Monday, August 27, 2007

Eve's Diary






















Have you ever read Eve's Diary by Mark Twain? For some reason it popped into my head today--another one of those "stuck in the mental drain" moments--and I went digging through the random piles of books here looking for it. No luck, but thanks to Project Gutenberg, I found this nice illustrated edition online.

It's not really Twain at his best--it's soft-headed, and just hopelessly precious at times, especially in the beginning. Fortunately, the strained wit slowly gives way to a sweet tenderness that I find irresistible. I always have a little catch in my throat at the end. If you can't bear the romance, you can read it as an interesting expression of what passed for progressive ideas about gender in Twain's day. But I bet it gets to you.

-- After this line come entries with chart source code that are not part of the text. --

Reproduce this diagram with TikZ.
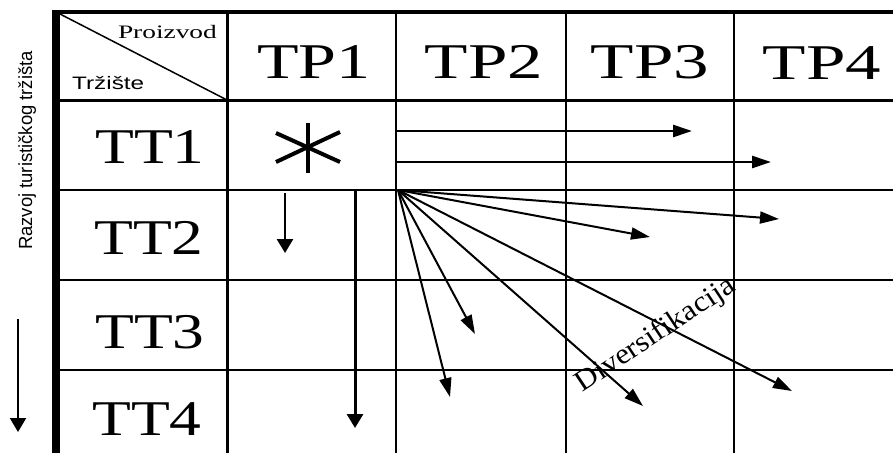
\documentclass[tikz,border=0pt]{standalone}
\usepackage{fontspec}
\setmainfont{Liberation Serif}
\newfontfamily\sansf{Liberation Sans}
\usetikzlibrary{arrows.meta}
\begin{document}
\begin{tikzpicture}[x=1pt,y=-1pt,
  big/.style={inner sep=0pt, anchor=base, font=\fontsize{50}{50}\selectfont},
  arr/.style={line width=2pt, -{Triangle[length=19pt,width=12pt]}},
  harr/.style={line width=2.6pt, -{Triangle[length=19pt,width=12pt]}},
  varr/.style={line width=2.6pt, -{Triangle[length=14pt,width=16pt]}},
  rowline/.style={line width=1.6pt},
]
\useasboundingbox (0,0) rectangle (893,453);
% grid
\draw[line width=4pt] (52,12) -- (893,12);
\draw[line width=3pt] (60,100) -- (893,100);
\foreach \yy in {190,280,370} \draw[rowline] (60,\yy) -- (893,\yy);
\draw[line width=3pt] (227,12) -- (227,453);
\draw[line width=2.5pt] (396,12) -- (396,453);
\draw[line width=2pt] (566,12) -- (566,453);
\draw[line width=2pt] (734,12) -- (734,453);
\draw[line width=8pt] (56,10) -- (56,453);
% header cell
\coordinate (d1) at (60,14);
\coordinate (d2) at (227,100);
\draw[line width=1.5pt] (d1) -- (d2);
\node[inner sep=0pt, anchor=base east, font=\fontsize{19}{19}\selectfont] (pz) at (217,38) {\scalebox{1.44}[1]{Proizvod}};
\node[inner sep=0pt, anchor=base west, font=\sansf\fontsize{18}{18}\selectfont] (tz) at (72,89) {\scalebox{1.35}[1]{Tržište}};
% column heads
\node[big] (tp1) at (314,78) {\scalebox{1.36}[1]{TP1}};
\node[big] (tp2) at (484,78) {\scalebox{1.42}[1]{TP2}};
\node[big] (tp3) at (650,78) {\scalebox{1.42}[1]{TP3}};
\node[big] (tp4) at (822,79) {\scalebox{1.42}[1]{TP4}};
% row heads
\node[big] (tt1) at (150,163) {\scalebox{1.27}[1]{TT1}};
\node[big] (tt2) at (149,254) {\scalebox{1.27}[1]{TT2}};
\node[big] (tt3) at (150,348) {\scalebox{1.27}[1]{TT3}};
\node[big] (tt4) at (147,435) {\scalebox{1.27}[1]{TT4}};
% asterisk
\coordinate (ast) at (308,148);
\draw[line width=4pt] ([yshift=-25pt]ast) -- ([yshift=25pt]ast);
\draw[line width=4pt] ([shift={(-32,14)}]ast) -- ([shift={(32,-16)}]ast);
\draw[line width=4pt] ([shift={(-32,-15)}]ast) -- ([shift={(32,14)}]ast);
% left label
\node[inner sep=0pt, rotate=90, anchor=base west, font=\sansf\fontsize{19}{19}\selectfont] (lbl) at (32,250) {\scalebox{0.97}[1]{Razvoj turističkog tržišta}};
\coordinate (ls) at (18,319);
\coordinate (le) at (18,432);
\draw[varr, line width=2pt] (ls) -- (le);
% horizontal arrows
\coordinate (h1s) at (396,131);
\coordinate (h1e) at (692,131);
\coordinate (h2s) at (396,162);
\coordinate (h2e) at (771,162);
\draw[harr] (h1s) -- (h1e);
\draw[harr] (h2s) -- (h2e);
% vertical arrows
\coordinate (v1s) at (285,193);
\coordinate (v1e) at (285,253);
\coordinate (v2s) at (355,191);
\coordinate (v2e) at (355,428);
\draw[varr] (v1s) -- (v1e);
\draw[varr, line width=3pt] (v2s) -- (v2e);
% fan
\coordinate (o) at (398,190);
\coordinate (e1) at (779,219);
\coordinate (e2) at (650,237);
\coordinate (e3) at (475,334);
\coordinate (e4) at (450,397);
\coordinate (e5) at (643,406);
\coordinate (e6) at (792,391);
\foreach \e in {e1,e2,e3,e4,e5,e6} \draw[arr] (o) -- (\e);
% label
\node[inner sep=0pt, rotate=33.6, anchor=base west, font=\fontsize{29}{29}\selectfont] (div) at (582,393) {\scalebox{1.08}[1]{Diversifikacija}};
\end{tikzpicture}
\end{document}
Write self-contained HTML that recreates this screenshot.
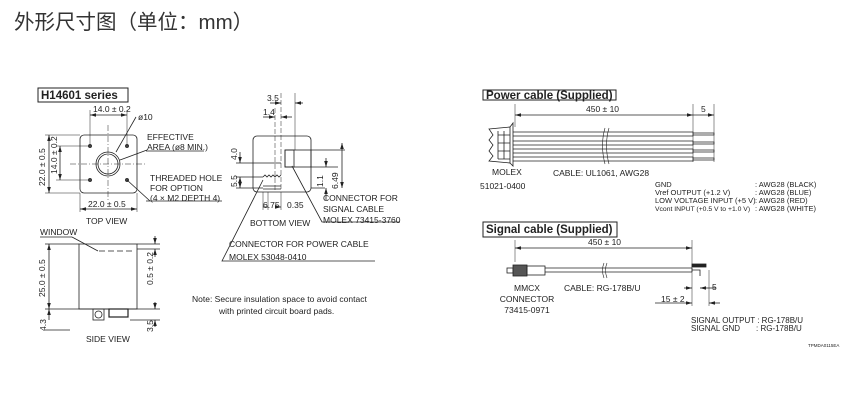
<!DOCTYPE html>
<html><head><meta charset="utf-8"><style>
html,body{margin:0;padding:0;background:#fff;width:850px;height:400px;overflow:hidden}
svg{display:block}
text{font-family:"Liberation Sans","Noto Sans CJK SC",sans-serif;fill:#222}
</style></head><body>
<svg width="850" height="400" viewBox="0 0 850 400" xmlns="http://www.w3.org/2000/svg">
<defs>
<marker id="a" markerWidth="6" markerHeight="6" refX="6" refY="3" orient="auto-start-reverse" markerUnits="userSpaceOnUse"><path d="M0,1.2 L6,3 L0,4.8z" fill="#222"/></marker>
</defs>
<text x="14" y="29" font-size="20.5" style="fill:#333">外形尺寸图（单位：mm）</text>

<g stroke="#222" stroke-width="0.8" fill="none">
<rect x="38" y="88" width="90" height="14" stroke-width="1"/>
<rect x="80" y="135" width="57" height="58" rx="4"/>
<circle cx="108" cy="164" r="12"/><circle cx="108" cy="164" r="10"/>
<path d="M108 125V200M70 164H145" stroke-dasharray="6,2,1,2" stroke-width="0.5"/>
<g fill="#444" stroke-width="0.5">
<circle cx="90" cy="146" r="1.8"/><circle cx="127" cy="146" r="1.8"/><circle cx="90" cy="180" r="1.8"/><circle cx="127" cy="180" r="1.8"/>
</g>
<line x1="90" y1="110" x2="90" y2="146" stroke-width="0.5"/><line x1="127" y1="110" x2="127" y2="146" stroke-width="0.5"/>
<line x1="90" y1="115" x2="127" y2="115" marker-start="url(#a)" marker-end="url(#a)"/>
<line x1="80" y1="193" x2="80" y2="212" stroke-width="0.5"/><line x1="137" y1="193" x2="137" y2="212" stroke-width="0.5"/>
<line x1="80" y1="209" x2="137" y2="209" marker-start="url(#a)" marker-end="url(#a)"/>
<line x1="45" y1="135" x2="80" y2="135" stroke-width="0.5"/><line x1="45" y1="193" x2="80" y2="193" stroke-width="0.5"/>
<line x1="49" y1="135" x2="49" y2="193" marker-start="url(#a)" marker-end="url(#a)"/>
<line x1="56" y1="146" x2="90" y2="146" stroke-width="0.5"/><line x1="56" y1="180" x2="90" y2="180" stroke-width="0.5"/>
<line x1="60" y1="146" x2="60" y2="180" marker-start="url(#a)" marker-end="url(#a)"/>
<path d="M136 117L116 152"/><path d="M147 150L120 160"/><path d="M150 201L127 180"/>
<path d="M146 151H204M146 201H222"/>
<rect x="253" y="136" width="58" height="56" rx="4"/>
<path d="M281 93V190M275 108V190" stroke-dasharray="5,2" stroke-width="0.5"/>
<path d="M295 93V150" stroke-width="0.5"/>
<line x1="270" y1="103" x2="281" y2="103" marker-end="url(#a)"/><line x1="295" y1="103" x2="303" y2="103" marker-start="url(#a)"/>
<line x1="263" y1="117" x2="275" y2="117" marker-end="url(#a)"/><line x1="281" y1="117" x2="292" y2="117" marker-start="url(#a)"/>
<rect x="285" y="150" width="26" height="17"/><rect x="285" y="150" width="9" height="17"/>
<path d="M311 150H345M311 167H338M311 188H325"/>
<line x1="342" y1="143" x2="342" y2="188" marker-start="url(#a)" marker-end="url(#a)"/>
<line x1="326" y1="158" x2="326" y2="167" marker-end="url(#a)"/><line x1="326" y1="200" x2="326" y2="188" marker-end="url(#a)"/>
<path d="M263 177l2 -2 2 2 2 -2 2 2 2 -2 2 2 2 -2 2 2 2 -2M263 186h18M263 189h18"/>
<path d="M236 163H281M236 177H263M236 188H263"/>
<line x1="240" y1="152" x2="240" y2="163" marker-end="url(#a)"/>
<line x1="240" y1="177" x2="240" y2="188" marker-start="url(#a)" marker-end="url(#a)"/>
<path d="M263 192V210M281 192V210M268 192V210" stroke-width="0.5"/>
<line x1="263" y1="207" x2="268" y2="207"/><line x1="276" y1="207" x2="281" y2="207" marker-end="url(#a)"/>
<path d="M292 166L322 222H400M263 180L222 261H375"/>
<rect x="79" y="244" width="58" height="65"/>
<path d="M99 251H135" stroke-dasharray="6,3"/><path d="M72 237L98 251"/><path d="M40 237H72"/>
<path d="M45 244H79M45 309H160M45 330H70M137 244H160M137 249H160M130 320H160"/>
<line x1="49" y1="244" x2="49" y2="309" marker-start="url(#a)" marker-end="url(#a)"/>
<line x1="49" y1="320" x2="49" y2="309" marker-end="url(#a)"/>
<line x1="155" y1="236" x2="155" y2="244" marker-end="url(#a)"/><line x1="155" y1="257" x2="155" y2="249" marker-end="url(#a)"/>
<line x1="155" y1="302" x2="155" y2="309" marker-end="url(#a)"/><line x1="155" y1="327" x2="155" y2="320" marker-end="url(#a)"/>
<rect x="93" y="309" width="11" height="11"/><circle cx="98.5" cy="314.5" r="3.5"/>
<rect x="109" y="309" width="19" height="8" stroke-width="1.2"/>
<rect x="483" y="90" width="133" height="10" stroke-width="1"/>
<path d="M515 104V127M693 104V162M714 104V162" stroke-width="0.5"/>
<line x1="515" y1="115" x2="693" y2="115" marker-start="url(#a)" marker-end="url(#a)"/>
<line x1="693" y1="115" x2="714" y2="115" marker-end="url(#a)"/>
<path d="M489 129L510 127V163L489 161L493 156L489 151L493 145L489 140L493 135L489 129Z"/>
<path d="M510 127L513 123V166L510 163"/>
<path d="M498 131V159M504 131V159M498 135H510M498 143H510M498 151H510M498 159H510"/>
<g stroke-width="0.7">
<path d="M513 132H693V136H513M513 141H693V145H513M513 149H693V153H513M513 157H693V161H513"/>
<path d="M693 133H714V135H693M693 142H714V144H693M693 150H714V152H693M693 158H714V160H693"/>
</g>
<path d="M605 128Q600 145 605 164M609 128Q604 145 609 164" stroke-width="0.6"/>
<rect x="483" y="222" width="134" height="15" stroke-width="1"/>
<path d="M515 240V262M692 240V283M709 270V283" stroke-width="0.5"/>
<line x1="515" y1="248" x2="692" y2="248" marker-start="url(#a)" marker-end="url(#a)"/>
<rect x="507" y="268" width="6" height="5"/><rect x="513" y="265" width="14" height="11" fill="#555"/>
<rect x="527" y="266" width="18" height="9"/>
<path d="M545 268H692M545 272H692"/>
<path d="M604 263Q601 270 604 278M607 263Q604 270 607 278" stroke-width="0.6"/>
<rect x="692" y="264" width="14" height="3" fill="#222"/>
<path d="M692 268V272M692 270H700V276"/>
<line x1="684" y1="288" x2="692" y2="288" marker-end="url(#a)"/><line x1="716" y1="288" x2="700" y2="288" marker-end="url(#a)"/>
<path d="M692 283V306M709 283V306" stroke-width="0.5"/>
<line x1="655" y1="303" x2="692" y2="303" marker-end="url(#a)"/><line x1="720" y1="303" x2="709" y2="303" marker-end="url(#a)"/>
</g>

<g font-size="8.5">
<text x="41" y="99" font-size="11.5" font-weight="bold">H14601 series</text>
<text x="93" y="112">14.0 ± 0.2</text>
<text x="138" y="120">ø10</text>
<text x="147" y="140">EFFECTIVE</text>
<text x="147" y="150">AREA (ø8 MIN.)</text>
<text x="150" y="181">THREADED HOLE</text>
<text x="150" y="191">FOR OPTION</text>
<text x="150" y="201">(4 × M2 DEPTH 4)</text>
<text x="88" y="207">22.0 ± 0.5</text>
<text x="86" y="224">TOP VIEW</text>
<text transform="translate(45,186) rotate(-90)">22.0 ± 0.5</text>
<text transform="translate(57,174) rotate(-90)">14.0 ± 0.2</text>
<text x="267" y="101">3.5</text>
<text x="263" y="115">1.4</text>
<text transform="translate(237,160) rotate(-90)">4.0</text>
<text transform="translate(237,187) rotate(-90)">5.5</text>
<text transform="translate(323,187) rotate(-90)">1.1</text>
<text transform="translate(338,189) rotate(-90)">6.49</text>
<text x="263" y="208">6.75</text><text x="287" y="208">0.35</text>
<text x="250" y="226">BOTTOM VIEW</text>
<text x="323" y="201">CONNECTOR FOR</text>
<text x="323" y="212">SIGNAL CABLE</text>
<text x="323" y="223">MOLEX 73415-3760</text>
<text x="229" y="247">CONNECTOR FOR POWER CABLE</text>
<text x="229" y="260">MOLEX 53048-0410</text>
<text x="40" y="235">WINDOW</text>
<text transform="translate(45,297) rotate(-90)">25.0 ± 0.5</text>
<text transform="translate(153,285) rotate(-90)">0.5 ± 0.2</text>
<text transform="translate(46,331) rotate(-90)">4.3</text>
<text transform="translate(153,332) rotate(-90)">3.5</text>
<text x="86" y="342">SIDE VIEW</text>
<text x="192" y="302">Note: Secure insulation space to avoid contact</text>
<text x="219" y="314">with printed circuit board pads.</text>

<text x="486" y="99" font-size="11.5" font-weight="bold">Power cable (Supplied)</text>
<text x="586" y="112">450 ± 10</text>
<text x="701" y="112">5</text>
<text x="492" y="175">MOLEX</text>
<text x="480" y="189">51021-0400</text>
<text x="553" y="176">CABLE: UL1061, AWG28</text>
<g font-size="7.5">
<text x="655" y="187">GND</text><text x="755" y="187">: AWG28 (BLACK)</text>
<text x="655" y="195">Vref OUTPUT (+1.2 V)</text><text x="755" y="195">: AWG28 (BLUE)</text>
<text x="655" y="203">LOW VOLTAGE INPUT (+5 V)</text><text x="755" y="203">: AWG28 (RED)</text>
<text x="655" y="211" font-size="6.8">Vcont INPUT (+0.5 V to +1.0 V)</text><text x="755" y="211">: AWG28 (WHITE)</text>
</g>
<text x="486" y="233" font-size="11.5" font-weight="bold">Signal cable (Supplied)</text>
<text x="588" y="245">450 ± 10</text>
<text x="527" y="291" text-anchor="middle">MMCX</text>
<text x="527" y="302" text-anchor="middle">CONNECTOR</text>
<text x="527" y="313" text-anchor="middle">73415-0971</text>
<text x="564" y="291">CABLE: RG-178B/U</text>
<text x="712" y="290">5</text>
<text x="661" y="302">15 ± 2</text>
<text x="691" y="323" font-size="8">SIGNAL OUTPUT : RG-178B/U</text>
<text x="691" y="331" font-size="8">SIGNAL GND</text><text x="756" y="331" font-size="8">: RG-178B/U</text>
<text x="808" y="347" font-size="4.5">TPMDA0115EA</text>
</g>
</svg>
</body></html>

If I ask myself why I love him, I find I do not know, and do not really much care to know; so I suppose that this kind of love is not a product of reasoning and statistics, like one's love for other reptiles and animals. I think that this must be so. I love certain birds because of their song; but I do not love Adam on account of his singing—no, it is not that; the more he sings the more I do not get reconciled to it. Yet I ask him to sing, because I wish to learn to like everything he is interested in. I am sure I can learn, because at first I could not stand it, but now I can. It sours the milk, but it doesn't matter; I can get used to that kind of milk.

From Eve's Diary by Mark Twain, Harper & Brothers, 1906. Illustrated by Lester Ralph.